▶ _Data shown_:
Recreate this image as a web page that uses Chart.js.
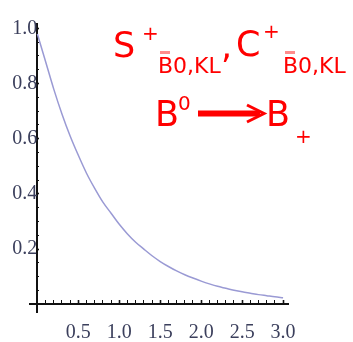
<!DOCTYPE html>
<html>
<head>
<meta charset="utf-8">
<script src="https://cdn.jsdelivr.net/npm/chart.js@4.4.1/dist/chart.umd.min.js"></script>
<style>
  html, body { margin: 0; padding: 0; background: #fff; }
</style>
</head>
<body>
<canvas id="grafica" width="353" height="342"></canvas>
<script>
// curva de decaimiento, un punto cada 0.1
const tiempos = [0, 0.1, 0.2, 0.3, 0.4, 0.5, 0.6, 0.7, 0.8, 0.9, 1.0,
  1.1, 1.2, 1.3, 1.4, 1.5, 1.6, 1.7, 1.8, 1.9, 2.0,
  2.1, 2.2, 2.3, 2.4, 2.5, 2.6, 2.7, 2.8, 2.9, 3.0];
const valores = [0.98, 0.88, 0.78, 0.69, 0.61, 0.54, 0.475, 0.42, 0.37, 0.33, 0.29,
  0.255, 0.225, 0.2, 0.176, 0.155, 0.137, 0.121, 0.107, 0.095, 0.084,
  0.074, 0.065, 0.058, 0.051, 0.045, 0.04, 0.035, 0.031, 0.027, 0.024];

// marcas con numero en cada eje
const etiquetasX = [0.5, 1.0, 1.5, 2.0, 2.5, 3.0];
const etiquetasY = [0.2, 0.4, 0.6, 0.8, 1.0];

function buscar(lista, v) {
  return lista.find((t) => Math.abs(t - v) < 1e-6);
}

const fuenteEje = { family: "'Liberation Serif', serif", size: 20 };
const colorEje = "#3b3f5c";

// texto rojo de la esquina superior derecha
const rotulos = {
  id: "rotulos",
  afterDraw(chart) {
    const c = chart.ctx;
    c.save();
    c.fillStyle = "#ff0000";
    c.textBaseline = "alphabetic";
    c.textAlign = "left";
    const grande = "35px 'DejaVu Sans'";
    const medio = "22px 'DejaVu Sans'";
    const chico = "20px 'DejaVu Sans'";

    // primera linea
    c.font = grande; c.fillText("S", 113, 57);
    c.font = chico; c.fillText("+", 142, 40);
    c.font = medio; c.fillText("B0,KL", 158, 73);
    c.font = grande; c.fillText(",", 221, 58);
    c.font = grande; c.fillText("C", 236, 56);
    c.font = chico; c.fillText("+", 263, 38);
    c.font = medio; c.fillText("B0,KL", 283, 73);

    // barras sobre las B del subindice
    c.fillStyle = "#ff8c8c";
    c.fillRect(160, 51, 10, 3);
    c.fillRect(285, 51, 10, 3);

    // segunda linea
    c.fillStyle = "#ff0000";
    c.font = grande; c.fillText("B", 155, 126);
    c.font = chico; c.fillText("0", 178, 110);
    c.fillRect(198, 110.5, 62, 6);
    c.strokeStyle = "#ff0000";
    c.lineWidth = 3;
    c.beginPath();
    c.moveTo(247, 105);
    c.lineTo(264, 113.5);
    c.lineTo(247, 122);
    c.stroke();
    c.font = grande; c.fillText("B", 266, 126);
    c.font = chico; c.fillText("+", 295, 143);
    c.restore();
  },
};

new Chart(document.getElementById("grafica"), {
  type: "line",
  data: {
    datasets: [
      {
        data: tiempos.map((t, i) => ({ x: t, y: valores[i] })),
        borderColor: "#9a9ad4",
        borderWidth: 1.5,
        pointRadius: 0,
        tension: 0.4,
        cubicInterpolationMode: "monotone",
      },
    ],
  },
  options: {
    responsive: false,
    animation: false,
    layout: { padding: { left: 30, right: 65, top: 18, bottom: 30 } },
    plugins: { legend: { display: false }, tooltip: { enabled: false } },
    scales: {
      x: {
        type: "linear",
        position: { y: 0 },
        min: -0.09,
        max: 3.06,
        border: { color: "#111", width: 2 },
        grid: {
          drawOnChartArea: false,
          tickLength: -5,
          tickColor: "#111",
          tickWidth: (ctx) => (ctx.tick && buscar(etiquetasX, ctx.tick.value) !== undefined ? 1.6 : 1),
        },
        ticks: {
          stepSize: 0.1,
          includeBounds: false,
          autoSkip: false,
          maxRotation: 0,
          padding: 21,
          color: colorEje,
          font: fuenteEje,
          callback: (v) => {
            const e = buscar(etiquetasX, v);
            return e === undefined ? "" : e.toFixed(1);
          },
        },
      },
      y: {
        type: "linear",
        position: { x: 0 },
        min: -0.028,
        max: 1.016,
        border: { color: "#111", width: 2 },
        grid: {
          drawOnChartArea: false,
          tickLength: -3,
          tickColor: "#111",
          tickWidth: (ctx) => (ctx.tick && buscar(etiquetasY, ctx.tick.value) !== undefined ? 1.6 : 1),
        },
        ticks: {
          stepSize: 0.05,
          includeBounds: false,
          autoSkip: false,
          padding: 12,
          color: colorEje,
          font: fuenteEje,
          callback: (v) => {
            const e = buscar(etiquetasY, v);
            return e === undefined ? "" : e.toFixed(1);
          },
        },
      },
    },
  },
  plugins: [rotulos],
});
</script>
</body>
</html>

▶ _Set problem_: Up to and including the line containing "0.031, 0.027, 0.024];", repeat every line from the start of the data, but none of the pictures.

▶ _Expected answer_:
Recreate this image as a web page that uses Chart.js.
<!DOCTYPE html>
<html>
<head>
<meta charset="utf-8">
<script src="https://cdn.jsdelivr.net/npm/chart.js@4.4.1/dist/chart.umd.min.js"></script>
<style>
  html, body { margin: 0; padding: 0; background: #fff; }
</style>
</head>
<body>
<canvas id="grafica" width="353" height="342"></canvas>
<script>
// curva de decaimiento, un punto cada 0.1
const tiempos = [0, 0.1, 0.2, 0.3, 0.4, 0.5, 0.6, 0.7, 0.8, 0.9, 1.0,
  1.1, 1.2, 1.3, 1.4, 1.5, 1.6, 1.7, 1.8, 1.9, 2.0,
  2.1, 2.2, 2.3, 2.4, 2.5, 2.6, 2.7, 2.8, 2.9, 3.0];
const valores = [0.98, 0.88, 0.78, 0.69, 0.61, 0.54, 0.475, 0.42, 0.37, 0.33, 0.29,
  0.255, 0.225, 0.2, 0.176, 0.155, 0.137, 0.121, 0.107, 0.095, 0.084,
  0.074, 0.065, 0.058, 0.051, 0.045, 0.04, 0.035, 0.031, 0.027, 0.024];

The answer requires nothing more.